Representative endpoints (illustrative names)

Operation Method Purpose
POST /v1/sessions HTTP Exchange OAuth/session cookie for short-lived WS token scoped to doc_id
WS /v1/docs/{docId}/stream WebSocket Bi-directional sync + heartbeat + backpressure
GET /v1/docs/{docId}/revisions HTTP Paginated history for timeline UI
POST /v1/docs/{docId}:export HTTP Start async export job (PDF/DOCX)
PATCH /v1/docs/{docId}/acl HTTP Update sharing: users, groups, link policy

WebSocket message envelope (conceptual)

{
  "v": 1,
  "id": "msg_01h2k9",
  "type": "op.submit",
  "doc_id": "doc_abc",
  "client_op_id": "ccli_xyz",
  "seq": null,
  "payload": { }
}

Tip

Always carry a client-generated op id for idempotent application on retries. The server maps it to a monotonic server sequence for total order (if you use a log).

Technology Selection & Tradeoffs

Picking technologies here is really picking semantics (how conflicts resolve), transport shape (who speaks first), durability layout (log vs document vs blob), and where presence lives (ephemeral vs durable). Interviewers reward tying each choice to product constraints: offline depth, rich text complexity, compliance, and ops maturity.

Conflict resolution: OT vs CRDT vs diff-merge vs locking

Approach How convergence works Strengths Weaknesses Typical fit
OT (Operational Transform) Transform ops against each other under a canonical order (often server-assigned) so all clients apply equivalent effects Mature for text editors; compact ops; strong intention preservation narrative Transform implementation is error-prone; central ordering or careful engineering Classic Google Docs–style; server-sequenced plain/rich text
CRDT Deterministic merge rules (e.g., RGA, Yjs) so replicas converge without a single global order Offline-first; natural reconnect; less “single sequencer” dependency Tombstones/memory; undo/redo and schema evolution need discipline Notion-like blocks, Figma-like structured state, mobile offline
Diff-merge (3-way / patch) Compare states or diffs at sync time; merge overlapping regions with heuristics Simple mental model for infrequent sync (e.g., config files) Terrible for fine-grained concurrent typing; merge conflicts surface constantly Not a primary engine for live co-editing; OK for coarse-grained sections
Locking (pessimistic) Serialize edits via section/paragraph locks Predictable; easy to explain Awful UX at scale; doesn’t match “many cursors”; fails on flaky networks Rare; maybe admin “checkout” modes

Note

Interview anchor: OT and CRDT both target eventual convergence; diff-merge and locking trade away real-time collaboration quality for simplicity.

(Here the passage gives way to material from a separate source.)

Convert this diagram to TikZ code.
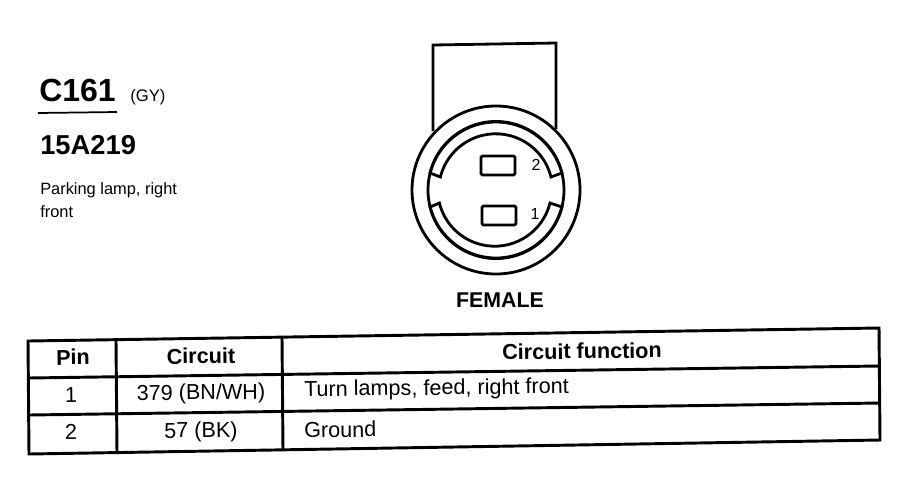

Real-time transport: WebSocket vs WebRTC vs SSE

Transport Direction Strengths Weaknesses When to choose
WebSocket Full duplex Low overhead after upgrade; natural op + ack loop; ubiquitous infra (L7 LB, gateways) Stateful connections; sticky routing/drain; proxy timeouts need tuning Default for doc sync, presence on same pipe
WebRTC (Data Channel) P2P duplex Can reduce server relay latency in true P2P topologies NAT/signaling complexity; enterprise firewalls; harder ACL enforcement at wire Experiments, local mesh, or hybrid relay fallback
SSE Server → client only Simple; HTTP/2 multiplexing Cannot send edits upstream on same channel; need parallel HTTP for submits Live notifications or read-only tailing; not enough for bidirectional editing

Document storage: PostgreSQL vs MongoDB vs append-only log vs S3 (snapshots)

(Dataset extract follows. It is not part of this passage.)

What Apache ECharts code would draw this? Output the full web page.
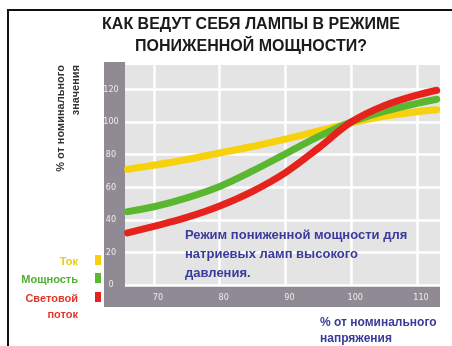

Store What it’s good for Trade-offs
PostgreSQL Metadata, ACLs, titles, pointers to snapshot keys, materialized read models for search Strong transactions; not ideal as the only home for multi-GB op streams
MongoDB Flexible document JSON (blocks), nested comments metadata Good for hierarchical docs; still pair with a log for ordered ops at high write rates
Append-only log (Kafka / durable journal) Per-doc ordered ops, replay, audit; partition key = doc_id Retention/compaction policy is a product decision; not a human-query store by itself
S3 (object store) Snapshots, exports, cold revision blobs High latency vs DB; eventual listing consistency; perfect for WORM-style snapshot storage

Warning

In interviews, say clearly: hot path = append op to durable ordered log + async snapshot to object storage; cold path = rebuild from log tail + latest snapshot.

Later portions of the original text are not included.